California Re-opening
April 15, 2021
Experts believe another coronavirus outbreak is unlikely to overwhelm hospitals in California, which is expected to completely reopen in the month of June.
With coronavirus cases in California beginning to fall as vaccine rates rise, Gov. Gavin Newsom announced Tuesday that the state’s economy could reopen as soon as June 15.
The complete reopening is conditional on two things: that California’s COVID-19 vaccine supply is adequate for all adults who want the injection, and that hospitalization rates remain steady and minimal.
If those two requirements are fulfilled, the state will be allowed to step into a new process in two months, outside the state’s four-tiered, color-coded structure, which has guided reopenings for more than six months.
Governor Gavin Newsom has faced widespread criticism for a series of highly consequential and politically risky decisions made during California’s COVID-19 pandemic over the last year.
Now, his most important decision, to reopen a state with a population of 40 million people for business by June 15, may be one of the safest he’s ever made.

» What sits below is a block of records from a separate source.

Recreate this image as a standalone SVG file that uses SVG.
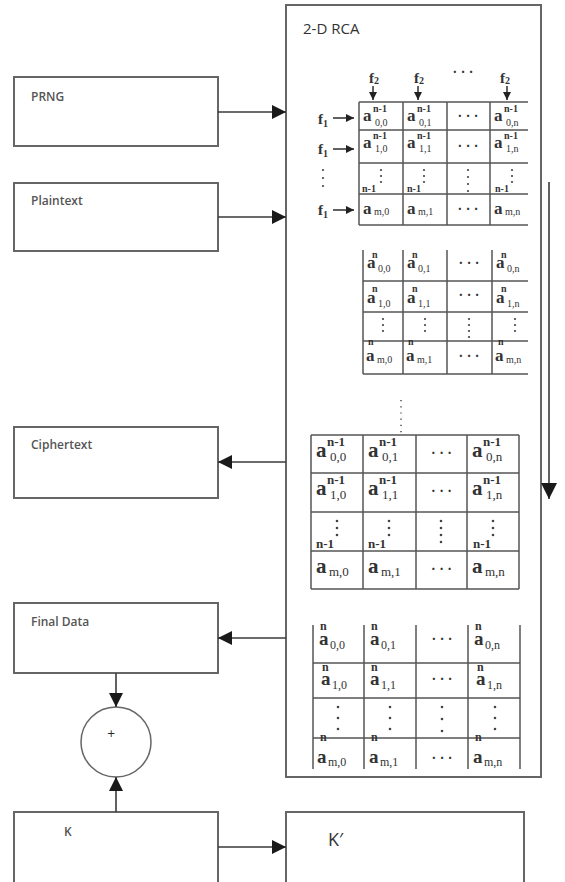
<svg xmlns="http://www.w3.org/2000/svg" width="565" height="882" viewBox="0 0 565 882">
<style>
.box{fill:#fff;stroke:#666;stroke-width:2}
.lbl{font-family:"Open Sans","DejaVu Sans",sans-serif;font-size:12px;font-weight:600;fill:#555}
.ttl{font-family:"Open Sans","DejaVu Sans",sans-serif;font-size:15px;fill:#333}
.conn{stroke:#3a3a3a;stroke-width:1.6;fill:none}
.grid{stroke:#555;stroke-width:1.5;fill:none}
.dot{fill:#444}
.ser{font-family:"Liberation Serif",serif;fill:#333}
.A1{font-size:17px;font-weight:bold}
.p1{font-size:10px;font-weight:bold}
.b1{font-size:10px}
.A3{font-size:21px;font-weight:bold}
.p3{font-size:13px;font-weight:bold}
.b3{font-size:13px}
.A4{font-size:19px;font-weight:bold}
.p4{font-size:12px;font-weight:bold}
.b4{font-size:12px}
.ell{font-family:"Liberation Serif",serif;font-size:14px;fill:#333;text-anchor:middle;font-weight:bold}
.f{font-family:"Liberation Serif",serif;font-weight:bold;fill:#333}
</style>
<defs>
<marker id="ah" viewBox="0 0 14 14" refX="14" refY="7" markerWidth="14" markerHeight="14" markerUnits="userSpaceOnUse" orient="auto"><path d="M0,0 L14,7 L0,14 Z" fill="#1a1a1a"/></marker>
<marker id="ahs" viewBox="0 0 8 8" refX="8" refY="4" markerWidth="8" markerHeight="8" markerUnits="userSpaceOnUse" orient="auto"><path d="M0,0 L8,4 L0,8 Z" fill="#222"/></marker>
<marker id="ahb" viewBox="0 0 16 16" refX="16" refY="8" markerWidth="16" markerHeight="16" markerUnits="userSpaceOnUse" orient="auto"><path d="M0,0 L16,8 L0,16 Z" fill="#1a1a1a"/></marker>
<clipPath id="cr"><rect x="280" y="0" width="248" height="882"/></clipPath>
</defs>

<g id="rca">
<rect class="box" x="286" y="5" width="255" height="772"/>
<text class="ttl" x="303" y="34">2-D RCA</text>
</g>

<g id="prng"><rect class="box" x="14" y="77" width="204" height="69"/><text class="lbl" x="31" y="101">PRNG</text></g>
<g id="plaintext"><rect class="box" x="14" y="183" width="204" height="68"/><text class="lbl" x="31" y="205">Plaintext</text></g>
<g id="ciphertext"><rect class="box" x="14" y="427" width="204" height="71"/><text class="lbl" x="31" y="449">Ciphertext</text></g>
<g id="finaldata"><rect class="box" x="14" y="603" width="204" height="70"/><text class="lbl" x="31" y="626">Final Data</text></g>
<g id="xor"><circle cx="116" cy="742" r="35" fill="#fff" stroke="#666" stroke-width="1.5"/><text x="107" y="737" font-family="DejaVu Sans,sans-serif" font-size="10" fill="#222">+</text></g>
<g id="k"><rect class="box" x="14" y="812" width="204" height="80"/><text class="lbl" x="64" y="836" font-weight="normal">K</text></g>
<g id="kprime"><rect class="box" x="286" y="812" width="238" height="80"/><text x="328" y="846" font-family="Open Sans,DejaVu Sans,sans-serif" font-size="18" fill="#333">K′</text></g>

<g id="connectors">
<line class="conn" x1="218" y1="112" x2="286" y2="112" marker-end="url(#ah)"/>
<line class="conn" x1="218" y1="217" x2="286" y2="217" marker-end="url(#ah)"/>
<line class="conn" x1="286" y1="462" x2="218" y2="462" marker-end="url(#ah)"/>
<line class="conn" x1="286" y1="638" x2="218" y2="638" marker-end="url(#ah)"/>
<line class="conn" x1="116" y1="673" x2="116" y2="707" marker-end="url(#ah)"/>
<line class="conn" x1="116" y1="812" x2="116" y2="777" marker-end="url(#ah)"/>
<line class="conn" x1="218" y1="847" x2="286" y2="847" marker-end="url(#ah)"/>
<line class="conn" x1="549" y1="182" x2="549" y2="499" marker-end="url(#ahb)"/>
</g>

<!-- matrix 1 -->
<g id="matrix1">
<g class="f">
<text x="369" y="83" font-size="15">f<tspan font-size="10" dy="1">2</tspan></text>
<text x="414" y="83" font-size="15">f<tspan font-size="10" dy="1">2</tspan></text>
<text x="500" y="83" font-size="15">f<tspan font-size="10" dy="1">2</tspan></text>
<text x="318" y="124" font-size="15">f<tspan font-size="10" dy="3">1</tspan></text>
<text x="318" y="154" font-size="15">f<tspan font-size="10" dy="3">1</tspan></text>
<text x="318" y="215" font-size="15">f<tspan font-size="10" dy="3">1</tspan></text>
</g>
<text class="ell" x="463" y="77">· · ·</text>
<line class="conn" x1="373" y1="86" x2="373" y2="100" stroke-width="1.2" marker-end="url(#ahs)"/>
<line class="conn" x1="418" y1="86" x2="418" y2="100" stroke-width="1.2" marker-end="url(#ahs)"/>
<line class="conn" x1="507" y1="86" x2="507" y2="100" stroke-width="1.2" marker-end="url(#ahs)"/>
<line class="conn" x1="333" y1="118" x2="354" y2="118" stroke-width="1.2" marker-end="url(#ahs)"/>
<line class="conn" x1="333" y1="149" x2="354" y2="149" stroke-width="1.2" marker-end="url(#ahs)"/>
<line class="conn" x1="333" y1="210" x2="354" y2="210" stroke-width="1.2" marker-end="url(#ahs)"/>
<circle class="dot" cx="323" cy="170" r="1.1"/><circle class="dot" cx="323" cy="178" r="1.1"/><circle class="dot" cx="323" cy="186" r="1.1"/>
<g clip-path="url(#cr)">
<path class="grid" d="M359,102H528M359,130H528M359,163H528M359,194H528M359,225H528M359,102V225M403,102V225M447,102V225M490,102V225"/>
<g class="ser">
<text class="A1" x="363" y="121">a</text><text class="p1" x="373" y="112">n-1</text><text class="b1" x="375" y="126">0,0</text>
<text class="A1" x="407" y="121">a</text><text class="p1" x="417" y="112">n-1</text><text class="b1" x="419" y="126">0,1</text>
<text class="A1" x="494" y="121">a</text><text class="p1" x="504" y="112">n-1</text><text class="b1" x="506" y="126">0,n</text>
<text class="A1" x="363" y="148">a</text><text class="p1" x="373" y="139">n-1</text><text class="b1" x="375" y="152">1,0</text>
<text class="A1" x="407" y="148">a</text><text class="p1" x="417" y="139">n-1</text><text class="b1" x="419" y="152">1,1</text>
<text class="A1" x="494" y="148">a</text><text class="p1" x="504" y="139">n-1</text><text class="b1" x="506" y="152">1,n</text>
<text class="p1" x="362" y="192" font-size="11">n-1</text>
<text class="p1" x="407" y="192" font-size="11">n-1</text>
<text class="p1" x="495" y="192" font-size="11">n-1</text>
<text class="A1" x="363" y="214">a</text><text class="b1" x="374" y="215">m,0</text>
<text class="A1" x="407" y="214">a</text><text class="b1" x="418" y="215">m,1</text>
<text class="A1" x="494" y="214">a</text><text class="b1" x="505" y="215">m,n</text>
</g>
<text class="ell" x="468" y="121">· · ·</text>
<text class="ell" x="468" y="151">· · ·</text>
<text class="ell" x="468" y="214">· · ·</text>
<g class="dot">
<circle cx="381" cy="170" r="1.1"/><circle cx="381" cy="176" r="1.1"/><circle cx="381" cy="182" r="1.1"/>
<circle cx="424" cy="170" r="1.1"/><circle cx="424" cy="176" r="1.1"/><circle cx="424" cy="182" r="1.1"/>
<circle cx="468" cy="170" r="1.1"/><circle cx="468" cy="177" r="1.1"/><circle cx="468" cy="184" r="1.1"/><circle cx="468" cy="191" r="1.1"/>
<circle cx="512" cy="170" r="1.1"/><circle cx="512" cy="176" r="1.1"/><circle cx="512" cy="182" r="1.1"/>
</g>
</g>
</g>

<!-- matrix 2 -->
<g id="matrix2" clip-path="url(#cr)">
<path class="grid" d="M363,281H528M363,312H528M363,341H528M363,374H528M363,250V374M403,250V374M447,250V374M492,250V374"/>
<g class="ser">
<text class="A1" x="367" y="268">a</text><text class="p1" x="372" y="258">n</text><text class="b1" x="378" y="272">0,0</text>
<text class="A1" x="407" y="268">a</text><text class="p1" x="412" y="258">n</text><text class="b1" x="418" y="272">0,1</text>
<text class="A1" x="496" y="268">a</text><text class="p1" x="501" y="258">n</text><text class="b1" x="507" y="272">0,n</text>
<text class="A1" x="367" y="303">a</text><text class="p1" x="372" y="292">n</text><text class="b1" x="378" y="307">1,0</text>
<text class="A1" x="407" y="303">a</text><text class="p1" x="412" y="292">n</text><text class="b1" x="418" y="307">1,1</text>
<text class="A1" x="496" y="303">a</text><text class="p1" x="501" y="292">n</text><text class="b1" x="507" y="307">1,n</text>
<text class="p1" x="368" y="345">n</text>
<text class="p1" x="408" y="345">n</text>
<text class="p1" x="498" y="345">n</text>
<text class="A1" x="366" y="361">a</text><text class="b1" x="377" y="363">m,0</text>
<text class="A1" x="406" y="361">a</text><text class="b1" x="417" y="363">m,1</text>
<text class="A1" x="495" y="361">a</text><text class="b1" x="506" y="363">m,n</text>
</g>
<text class="ell" x="469" y="268">· · ·</text>
<text class="ell" x="469" y="300">· · ·</text>
<text class="ell" x="469" y="361">· · ·</text>
<g class="dot">
<circle cx="383" cy="319" r="1.1"/><circle cx="383" cy="325" r="1.1"/><circle cx="383" cy="331" r="1.1"/>
<circle cx="425" cy="319" r="1.1"/><circle cx="425" cy="325" r="1.1"/><circle cx="425" cy="331" r="1.1"/>
<circle cx="469" cy="319" r="1.1"/><circle cx="469" cy="325" r="1.1"/><circle cx="469" cy="331" r="1.1"/><circle cx="469" cy="337" r="1.1"/>
<circle cx="515" cy="319" r="1.1"/><circle cx="515" cy="325" r="1.1"/><circle cx="515" cy="331" r="1.1"/>
</g>
</g>

<!-- dotted continuation -->
<line x1="401" y1="400" x2="401" y2="433" stroke="#555" stroke-width="1.6" stroke-dasharray="1.2 5"/>

<!-- matrix 3 -->
<g id="matrix3">
<path class="grid" d="M311,435H519M311,473H519M311,512H519M311,551H519M311,589H519M311,435V589M363,435V589M416,435V589M467,435V589M519,435V589"/>
<g class="ser">
<text class="A3" x="316" y="457">a</text><text class="p3" x="327" y="446">n-1</text><text class="b3" x="330" y="461">0,0</text>
<text class="A3" x="368" y="457">a</text><text class="p3" x="379" y="446">n-1</text><text class="b3" x="382" y="461">0,1</text>
<text class="A3" x="472" y="457">a</text><text class="p3" x="483" y="446">n-1</text><text class="b3" x="486" y="461">0,n</text>
<text class="A3" x="316" y="495">a</text><text class="p3" x="327" y="484">n-1</text><text class="b3" x="330" y="499">1,0</text>
<text class="A3" x="368" y="495">a</text><text class="p3" x="379" y="484">n-1</text><text class="b3" x="382" y="499">1,1</text>
<text class="A3" x="472" y="495">a</text><text class="p3" x="483" y="484">n-1</text><text class="b3" x="486" y="499">1,n</text>
<text class="p3" x="316" y="548">n-1</text>
<text class="p3" x="368" y="548">n-1</text>
<text class="p3" x="473" y="548">n-1</text>
<text class="A3" x="316" y="573">a</text><text class="b3" x="329" y="576">m,0</text>
<text class="A3" x="368" y="573">a</text><text class="b3" x="381" y="576">m,1</text>
<text class="A3" x="472" y="573">a</text><text class="b3" x="485" y="576">m,n</text>
</g>
<text class="ell" x="441.5" y="458">· · ·</text>
<text class="ell" x="441.5" y="496">· · ·</text>
<text class="ell" x="441.5" y="574">· · ·</text>
<g class="dot">
<circle cx="337" cy="521" r="1.3"/><circle cx="337" cy="528" r="1.3"/><circle cx="337" cy="535" r="1.3"/>
<circle cx="389" cy="521" r="1.3"/><circle cx="389" cy="528" r="1.3"/><circle cx="389" cy="535" r="1.3"/>
<circle cx="441" cy="521" r="1.3"/><circle cx="441" cy="528" r="1.3"/><circle cx="441" cy="535" r="1.3"/><circle cx="441" cy="542" r="1.3"/>
<circle cx="493" cy="521" r="1.3"/><circle cx="493" cy="528" r="1.3"/><circle cx="493" cy="535" r="1.3"/>
</g>
</g>

<!-- matrix 4 -->
<g id="matrix4">
<path class="grid" d="M313,663H520M313,698H520M313,738H520M313,625V769M364,625V769M416,625V769M468,625V769M520,625V769"/>
<g class="ser">
<text class="p4" x="320" y="630">n</text><text class="A4" x="319" y="645">a</text><text class="b4" x="330" y="649">0,0</text>
<text class="p4" x="371" y="630">n</text><text class="A4" x="370" y="645">a</text><text class="b4" x="381" y="649">0,1</text>
<text class="p4" x="475" y="630">n</text><text class="A4" x="474" y="645">a</text><text class="b4" x="485" y="649">0,n</text>
<text class="p4" x="322" y="671">n</text><text class="A4" x="321" y="685">a</text><text class="b4" x="332" y="689">1,0</text>
<text class="p4" x="371" y="671">n</text><text class="A4" x="370" y="685">a</text><text class="b4" x="381" y="689">1,1</text>
<text class="p4" x="477" y="671">n</text><text class="A4" x="476" y="685">a</text><text class="b4" x="487" y="689">1,n</text>
<text class="p4" x="320" y="741">n</text>
<text class="p4" x="371" y="741">n</text>
<text class="p4" x="475" y="741">n</text>
<text class="A4" x="317" y="763">a</text><text class="b4" x="328" y="766">m,0</text>
<text class="A4" x="369" y="763">a</text><text class="b4" x="380" y="766">m,1</text>
<text class="A4" x="473" y="763">a</text><text class="b4" x="484" y="766">m,n</text>
</g>
<text class="ell" x="442" y="644">· · ·</text>
<text class="ell" x="442" y="684">· · ·</text>
<text class="ell" x="442" y="763">· · ·</text>
<g class="dot">
<circle cx="338" cy="707" r="1.3"/><circle cx="338" cy="718" r="1.3"/><circle cx="338" cy="729" r="1.3"/>
<circle cx="390" cy="707" r="1.3"/><circle cx="390" cy="718" r="1.3"/><circle cx="390" cy="729" r="1.3"/>
<circle cx="442" cy="707" r="1.3"/><circle cx="442" cy="719" r="1.3"/><circle cx="442" cy="731" r="1.3"/>
<circle cx="495" cy="707" r="1.3"/><circle cx="495" cy="718" r="1.3"/><circle cx="495" cy="729" r="1.3"/>
</g>
</g>
</svg>
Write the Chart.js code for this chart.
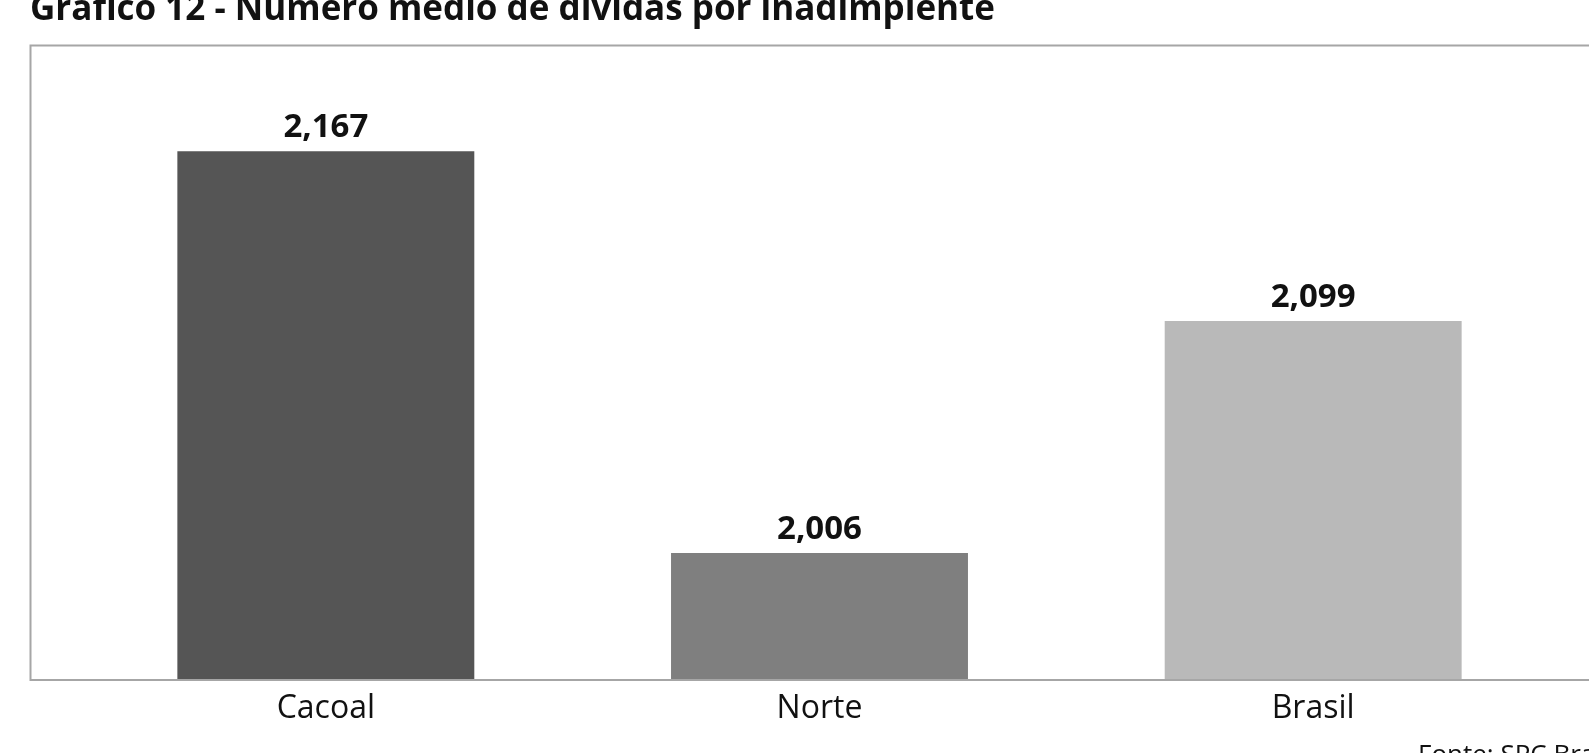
<!DOCTYPE html>
<html>
<head>
<meta charset="utf-8">
<script src="https://cdn.jsdelivr.net/npm/chart.js@4/dist/chart.umd.min.js"></script>
<style>
  body { margin: 0; background: #fff; overflow: hidden; }
  #wrap { position: relative; width: 1589px; height: 753px; }
  #title {
    position: absolute; left: 30px; top: -11px;
    font: bold 35px/35px "Open Sans", sans-serif; color: #111; white-space: nowrap;
  }
  #source {
    position: absolute; left: 1418px; top: 740px;
    font: 26px/26px "Open Sans", sans-serif; color: #111; white-space: nowrap;
  }
  canvas { position: absolute; left: 0; top: 0; }
</style>
</head>
<body>
<div id="wrap">
  <canvas id="bars" width="1589" height="753"></canvas>
  <div id="title">Gráfico 12 - Número médio de dívidas por inadimplente</div>
  <div id="source">Fonte: SPC Brasil</div>
</div>
<script>
// data
const categories = ["Cacoal", "Norte", "Brasil"];
const values = [2.167, 2.006, 2.099];
const barColors = ["#555555", "#7f7f7f", "#b9b9b9"];

// plot-area border, like the excel frame
const framePlugin = {
  id: "frame",
  beforeDraw(chart) {
    const { ctx, chartArea } = chart;
    ctx.save();
    ctx.strokeStyle = "#a6a6a6";
    ctx.lineWidth = 2;
    ctx.strokeRect(30.5, chartArea.top + 0.5, 1700, chartArea.bottom - chartArea.top + 0.5);
    ctx.restore();
  }
};

// value labels above bars (comma decimal)
const valueLabels = {
  id: "valueLabels",
  afterDatasetsDraw(chart) {
    const { ctx } = chart;
    const meta = chart.getDatasetMeta(0);
    ctx.save();
    ctx.font = "bold 33px 'Open Sans', sans-serif";
    ctx.fillStyle = "#111";
    ctx.textAlign = "center";
    ctx.textBaseline = "alphabetic";
    meta.data.forEach((bar, i) => {
      const txt = values[i].toFixed(3).replace(".", ",");
      ctx.fillText(txt, bar.x, bar.y - 14);
    });
    ctx.restore();
  }
};

new Chart(document.getElementById("bars"), {
  type: "bar",
  data: {
    labels: categories,
    datasets: [{
      data: values,
      backgroundColor: barColors,
      borderWidth: 0,
      categoryPercentage: 1,
      barPercentage: 0.6015
    }]
  },
  options: {
    responsive: false,
    animation: false,
    layout: { padding: { left: 79, right: 29, top: 45, bottom: 0 } },
    plugins: { legend: { display: false }, tooltip: { enabled: false } },
    scales: {
      x: {
        grid: { display: false, drawTicks: false },
        border: { display: false },
        ticks: {
          color: "#111",
          padding: 11,
          font: { family: "'Open Sans', sans-serif", size: 32 }
        },
        afterFit(scale) { scale.height = 74; }
      },
      y: {
        display: false,
        min: 1.9555,
        max: 2.2096
      }
    }
  },
  plugins: [framePlugin, valueLabels]
});
</script>
</body>
</html>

According to public health researchers, another outbreak of the virus in California is unlikely to overwhelm the healthcare system. They claim that until a new variant or mutation makes vaccinations useless around the world, Newsom would not be forced to reinstate the prohibitions that angered some residents and fueled the recall campaign against him.
“I’m sure they thought long and hard about this and decided to make a bet, and I think the odds are awfully good that they’re going to win it,” said Dr. Robert Wachter, professor and chairman of the Department of Medicine at UC San Francisco.